Karnad speaks about the Ramanjuma the collector of oral folklore, the translator and ethnographer. He collected Kannada proverbs and swear words and he translated Vachanas, poems composed by eleventh-century poets. It was while he was studying abroad that he realized that Indian folklore had such deep roots.

“Oral tales are narrated on different occasions in different contexts, but the context that had been totally ignored even by Indian scholars until then was the kitchen.”

This is such a delightful read! Karnad talks about the kitchen where the women weaved their stories for children of different age groups. He talks about folktales as symbolic of women’s agency, something that was lost in translation and in prose. Reading this story was the highlight of this speech for me….

“A housewife knew a story. She also knew a song. But she kept them to herself, never told anyone the story or sung the song.

Imprisoned within her, the story and the song were feeling choked. They wanted release, wanted to run away. One day, when she was sleeping with her mouth open, the story escaped, fell out of her, took the shape of a pair of shoes and sat outside the house. The song also escaped, took the shape of something like a man’s coat, and hung on a peg.

The woman’s husband came home, looked at the coat and the shoes, and asked her, ‘Who is visiting?’

‘No one,’ she said.

‘But whose coat and shoes are those?’

‘I don’t know,’ she replied.

He wasn’t satisfied with her answer. [So they had a fight.] The husband flew into a rage, picked up his blanket and went to the Monkey God’s temple to sleep……

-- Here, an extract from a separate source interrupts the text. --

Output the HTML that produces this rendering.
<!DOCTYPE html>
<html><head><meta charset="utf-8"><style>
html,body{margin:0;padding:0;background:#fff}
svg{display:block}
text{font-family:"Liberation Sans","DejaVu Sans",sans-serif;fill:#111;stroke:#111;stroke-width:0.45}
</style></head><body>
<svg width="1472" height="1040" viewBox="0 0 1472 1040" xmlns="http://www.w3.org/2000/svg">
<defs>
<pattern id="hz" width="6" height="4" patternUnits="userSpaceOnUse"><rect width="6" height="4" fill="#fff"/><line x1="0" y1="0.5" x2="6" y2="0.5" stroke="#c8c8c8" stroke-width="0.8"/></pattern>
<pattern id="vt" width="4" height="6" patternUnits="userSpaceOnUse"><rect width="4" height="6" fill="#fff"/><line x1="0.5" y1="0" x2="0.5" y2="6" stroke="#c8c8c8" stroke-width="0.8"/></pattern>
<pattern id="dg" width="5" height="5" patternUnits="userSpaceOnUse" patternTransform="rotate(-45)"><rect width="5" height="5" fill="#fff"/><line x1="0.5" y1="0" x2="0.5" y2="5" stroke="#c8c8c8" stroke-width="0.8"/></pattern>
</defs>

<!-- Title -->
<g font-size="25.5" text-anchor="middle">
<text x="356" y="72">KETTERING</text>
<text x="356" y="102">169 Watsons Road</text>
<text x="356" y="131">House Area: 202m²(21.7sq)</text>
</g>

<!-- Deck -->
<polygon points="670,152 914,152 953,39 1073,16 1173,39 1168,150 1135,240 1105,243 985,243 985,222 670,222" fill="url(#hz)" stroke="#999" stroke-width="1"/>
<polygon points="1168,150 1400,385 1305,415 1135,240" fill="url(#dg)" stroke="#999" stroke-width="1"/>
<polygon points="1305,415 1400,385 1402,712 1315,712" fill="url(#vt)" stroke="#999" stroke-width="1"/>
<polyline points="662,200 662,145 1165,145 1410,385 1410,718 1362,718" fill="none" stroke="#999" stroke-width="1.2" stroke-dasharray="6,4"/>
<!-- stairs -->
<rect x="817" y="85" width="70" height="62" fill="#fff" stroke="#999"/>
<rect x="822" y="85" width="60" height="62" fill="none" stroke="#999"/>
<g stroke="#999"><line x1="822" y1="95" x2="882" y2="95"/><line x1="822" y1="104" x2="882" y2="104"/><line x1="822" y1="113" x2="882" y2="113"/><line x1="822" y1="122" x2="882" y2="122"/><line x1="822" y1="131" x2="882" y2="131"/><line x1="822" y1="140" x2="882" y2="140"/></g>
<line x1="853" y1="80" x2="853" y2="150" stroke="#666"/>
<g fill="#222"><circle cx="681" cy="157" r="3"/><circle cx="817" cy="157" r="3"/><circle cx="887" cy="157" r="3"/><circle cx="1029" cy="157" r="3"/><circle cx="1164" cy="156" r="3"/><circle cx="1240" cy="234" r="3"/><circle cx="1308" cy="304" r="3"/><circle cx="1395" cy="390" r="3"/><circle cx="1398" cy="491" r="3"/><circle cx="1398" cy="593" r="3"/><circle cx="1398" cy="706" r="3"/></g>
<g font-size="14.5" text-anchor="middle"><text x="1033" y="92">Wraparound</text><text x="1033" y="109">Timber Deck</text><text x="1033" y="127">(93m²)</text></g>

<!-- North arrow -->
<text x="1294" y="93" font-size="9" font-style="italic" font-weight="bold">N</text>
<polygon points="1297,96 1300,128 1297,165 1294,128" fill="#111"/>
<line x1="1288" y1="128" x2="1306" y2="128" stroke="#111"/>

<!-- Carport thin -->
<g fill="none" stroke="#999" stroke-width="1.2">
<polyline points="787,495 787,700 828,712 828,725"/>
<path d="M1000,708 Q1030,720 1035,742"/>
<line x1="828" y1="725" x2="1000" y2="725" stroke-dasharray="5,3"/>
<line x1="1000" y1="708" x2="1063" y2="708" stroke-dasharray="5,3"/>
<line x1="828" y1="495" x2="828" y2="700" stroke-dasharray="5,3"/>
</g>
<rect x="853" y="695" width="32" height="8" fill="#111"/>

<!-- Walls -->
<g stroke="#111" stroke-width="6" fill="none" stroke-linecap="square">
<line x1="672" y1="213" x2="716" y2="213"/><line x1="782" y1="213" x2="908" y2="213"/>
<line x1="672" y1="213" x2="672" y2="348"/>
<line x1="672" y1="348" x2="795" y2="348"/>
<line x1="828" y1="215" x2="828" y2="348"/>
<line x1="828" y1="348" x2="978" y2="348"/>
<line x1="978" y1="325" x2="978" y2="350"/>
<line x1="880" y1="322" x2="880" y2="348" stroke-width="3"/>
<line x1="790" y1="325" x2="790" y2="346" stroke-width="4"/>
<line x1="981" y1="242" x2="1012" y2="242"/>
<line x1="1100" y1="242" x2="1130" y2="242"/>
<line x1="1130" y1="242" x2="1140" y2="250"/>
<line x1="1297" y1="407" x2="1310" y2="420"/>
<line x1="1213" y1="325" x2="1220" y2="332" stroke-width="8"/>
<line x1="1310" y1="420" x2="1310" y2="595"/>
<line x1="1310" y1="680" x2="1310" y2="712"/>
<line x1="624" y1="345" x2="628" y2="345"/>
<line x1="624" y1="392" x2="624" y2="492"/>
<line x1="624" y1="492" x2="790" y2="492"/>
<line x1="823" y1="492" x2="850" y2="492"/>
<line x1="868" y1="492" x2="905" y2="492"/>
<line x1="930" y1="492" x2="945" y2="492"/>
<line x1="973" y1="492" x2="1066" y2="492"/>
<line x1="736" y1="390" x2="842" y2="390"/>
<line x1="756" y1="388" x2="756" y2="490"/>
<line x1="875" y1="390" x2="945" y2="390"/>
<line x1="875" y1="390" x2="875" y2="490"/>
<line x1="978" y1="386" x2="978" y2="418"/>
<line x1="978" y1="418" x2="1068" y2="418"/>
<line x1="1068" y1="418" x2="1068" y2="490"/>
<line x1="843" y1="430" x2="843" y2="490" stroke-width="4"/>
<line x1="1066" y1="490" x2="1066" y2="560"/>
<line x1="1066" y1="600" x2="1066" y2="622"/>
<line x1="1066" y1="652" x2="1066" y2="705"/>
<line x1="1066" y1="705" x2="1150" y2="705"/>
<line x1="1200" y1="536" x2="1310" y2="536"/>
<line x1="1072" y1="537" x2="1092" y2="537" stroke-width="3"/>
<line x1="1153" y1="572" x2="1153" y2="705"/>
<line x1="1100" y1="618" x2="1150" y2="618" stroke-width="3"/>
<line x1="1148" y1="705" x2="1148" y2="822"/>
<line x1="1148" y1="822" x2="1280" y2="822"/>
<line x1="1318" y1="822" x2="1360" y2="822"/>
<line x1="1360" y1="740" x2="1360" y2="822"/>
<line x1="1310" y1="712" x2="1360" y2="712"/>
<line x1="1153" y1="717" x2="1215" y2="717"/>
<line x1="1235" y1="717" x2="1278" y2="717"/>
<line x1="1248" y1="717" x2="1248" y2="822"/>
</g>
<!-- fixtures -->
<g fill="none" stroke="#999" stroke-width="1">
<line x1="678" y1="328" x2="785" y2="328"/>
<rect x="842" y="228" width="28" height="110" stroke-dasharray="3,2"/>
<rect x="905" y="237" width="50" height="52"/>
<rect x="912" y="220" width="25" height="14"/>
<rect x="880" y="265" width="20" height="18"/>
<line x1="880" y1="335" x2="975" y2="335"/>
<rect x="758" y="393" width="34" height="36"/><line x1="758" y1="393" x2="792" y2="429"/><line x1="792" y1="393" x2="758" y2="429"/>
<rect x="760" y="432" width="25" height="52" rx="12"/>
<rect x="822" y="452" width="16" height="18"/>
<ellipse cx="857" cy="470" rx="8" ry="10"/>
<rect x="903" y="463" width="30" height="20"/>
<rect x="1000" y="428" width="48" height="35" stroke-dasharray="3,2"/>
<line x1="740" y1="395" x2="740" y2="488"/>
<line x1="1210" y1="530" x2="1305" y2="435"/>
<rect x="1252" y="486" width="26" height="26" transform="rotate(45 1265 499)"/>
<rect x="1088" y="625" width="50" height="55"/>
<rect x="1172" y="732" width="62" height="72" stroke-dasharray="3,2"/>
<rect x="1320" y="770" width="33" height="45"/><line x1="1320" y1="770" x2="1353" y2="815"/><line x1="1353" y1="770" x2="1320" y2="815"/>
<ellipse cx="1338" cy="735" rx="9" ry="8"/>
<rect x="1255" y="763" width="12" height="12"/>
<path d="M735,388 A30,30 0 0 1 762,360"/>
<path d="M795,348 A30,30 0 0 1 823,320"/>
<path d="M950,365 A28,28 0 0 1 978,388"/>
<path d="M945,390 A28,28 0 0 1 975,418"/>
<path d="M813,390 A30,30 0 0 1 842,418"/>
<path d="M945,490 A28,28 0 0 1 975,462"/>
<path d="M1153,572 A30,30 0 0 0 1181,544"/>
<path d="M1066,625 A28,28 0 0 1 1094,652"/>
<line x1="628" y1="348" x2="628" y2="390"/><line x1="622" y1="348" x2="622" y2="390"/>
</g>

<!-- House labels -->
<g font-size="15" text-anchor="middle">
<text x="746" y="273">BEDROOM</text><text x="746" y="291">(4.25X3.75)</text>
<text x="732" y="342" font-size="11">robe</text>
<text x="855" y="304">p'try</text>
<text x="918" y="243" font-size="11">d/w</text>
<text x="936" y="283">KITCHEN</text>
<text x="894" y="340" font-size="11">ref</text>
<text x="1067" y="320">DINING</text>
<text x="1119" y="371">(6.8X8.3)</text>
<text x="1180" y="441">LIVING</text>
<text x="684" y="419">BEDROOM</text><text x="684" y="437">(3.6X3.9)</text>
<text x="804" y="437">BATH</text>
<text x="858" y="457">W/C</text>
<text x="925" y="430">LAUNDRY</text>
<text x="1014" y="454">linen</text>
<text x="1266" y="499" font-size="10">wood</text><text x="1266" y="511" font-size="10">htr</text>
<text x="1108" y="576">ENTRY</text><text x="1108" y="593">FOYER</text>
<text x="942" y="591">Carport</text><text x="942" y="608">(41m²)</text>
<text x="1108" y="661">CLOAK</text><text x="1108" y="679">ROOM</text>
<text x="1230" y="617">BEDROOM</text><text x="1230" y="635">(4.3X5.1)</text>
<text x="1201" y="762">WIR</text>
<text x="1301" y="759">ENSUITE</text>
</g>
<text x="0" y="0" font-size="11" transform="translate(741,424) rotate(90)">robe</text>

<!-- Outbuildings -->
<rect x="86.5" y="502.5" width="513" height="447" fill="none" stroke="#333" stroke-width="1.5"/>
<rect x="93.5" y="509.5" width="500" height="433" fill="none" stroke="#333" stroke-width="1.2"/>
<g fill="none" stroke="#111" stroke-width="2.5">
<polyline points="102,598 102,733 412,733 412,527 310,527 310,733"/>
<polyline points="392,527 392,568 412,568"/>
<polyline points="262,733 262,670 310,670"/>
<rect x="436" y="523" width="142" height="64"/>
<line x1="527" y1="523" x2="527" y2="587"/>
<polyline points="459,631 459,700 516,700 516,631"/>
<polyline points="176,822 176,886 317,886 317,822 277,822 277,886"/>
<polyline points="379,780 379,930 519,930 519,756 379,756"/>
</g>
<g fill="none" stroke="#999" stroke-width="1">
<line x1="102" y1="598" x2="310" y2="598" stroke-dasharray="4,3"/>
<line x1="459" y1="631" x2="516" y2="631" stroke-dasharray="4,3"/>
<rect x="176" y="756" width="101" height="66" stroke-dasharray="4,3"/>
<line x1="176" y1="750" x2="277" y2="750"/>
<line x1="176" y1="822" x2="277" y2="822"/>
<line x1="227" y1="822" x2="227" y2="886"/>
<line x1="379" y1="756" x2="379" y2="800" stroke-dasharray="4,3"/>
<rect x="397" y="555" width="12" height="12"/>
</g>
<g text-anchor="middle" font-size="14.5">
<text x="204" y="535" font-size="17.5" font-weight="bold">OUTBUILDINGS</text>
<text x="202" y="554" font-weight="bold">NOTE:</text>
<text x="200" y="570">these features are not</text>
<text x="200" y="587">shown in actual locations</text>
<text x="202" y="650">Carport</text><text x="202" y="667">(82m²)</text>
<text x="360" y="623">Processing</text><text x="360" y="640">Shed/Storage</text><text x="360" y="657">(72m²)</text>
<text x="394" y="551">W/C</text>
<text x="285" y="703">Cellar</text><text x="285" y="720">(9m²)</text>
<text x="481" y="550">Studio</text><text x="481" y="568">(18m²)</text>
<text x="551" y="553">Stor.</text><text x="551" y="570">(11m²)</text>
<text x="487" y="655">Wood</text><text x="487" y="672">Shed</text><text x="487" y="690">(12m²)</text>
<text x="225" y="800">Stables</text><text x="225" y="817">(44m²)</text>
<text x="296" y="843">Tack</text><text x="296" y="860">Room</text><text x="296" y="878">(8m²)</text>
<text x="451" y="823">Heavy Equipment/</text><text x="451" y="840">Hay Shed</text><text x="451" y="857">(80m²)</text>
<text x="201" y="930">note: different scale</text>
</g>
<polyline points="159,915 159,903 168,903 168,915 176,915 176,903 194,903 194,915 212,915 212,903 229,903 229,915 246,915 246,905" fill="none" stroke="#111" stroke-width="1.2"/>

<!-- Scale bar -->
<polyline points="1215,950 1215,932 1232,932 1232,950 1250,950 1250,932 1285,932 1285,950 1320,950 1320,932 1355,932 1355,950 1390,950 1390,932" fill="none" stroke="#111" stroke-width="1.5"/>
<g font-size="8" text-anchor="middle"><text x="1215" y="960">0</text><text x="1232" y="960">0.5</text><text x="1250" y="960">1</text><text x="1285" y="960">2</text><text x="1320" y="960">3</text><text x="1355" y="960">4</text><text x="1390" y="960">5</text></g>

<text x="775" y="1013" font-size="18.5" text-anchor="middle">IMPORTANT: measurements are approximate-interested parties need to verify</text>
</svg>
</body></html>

All the lamp flames of the town, once they were put out, used to come to the Monkey God’s temple and spend the night there, gossiping. On this night, all the lamps of all the houses were represented there—except one, which came late.

The others asked the latecomer, ‘Why are you so late tonight?’ ‘At our house, the couple quarreled late into the night,’ said the flame.

‘Why did they quarrel?’

‘When the husband wasn’t home, a pair of shoes came onto the verandah, and a man’s coat somehow got on to a peg. The husband asked her whose they were. The wife said she didn’t know. So they quarreled.’

‘Where did the coat and shoes come from?’

‘The lady of our house knows a story and a song. She never tells the story, and has never sung the song to anyone. The story and the song got suffocated inside; so they got out and have turned into a coat and a pair of shoes. They took revenge. The woman doesn’t even know.’ The husband, lying under the blanket in the temple, heard the lamp’s explanation. His suspicions were cleared. When he went home, it was dawn. He asked his wife about her story and her song. But she had forgotten both of them. ‘What story, what song?’ she said.”

–The Flowering Tree by AK Ramanujan

Reading this lecture is a cathartic experience.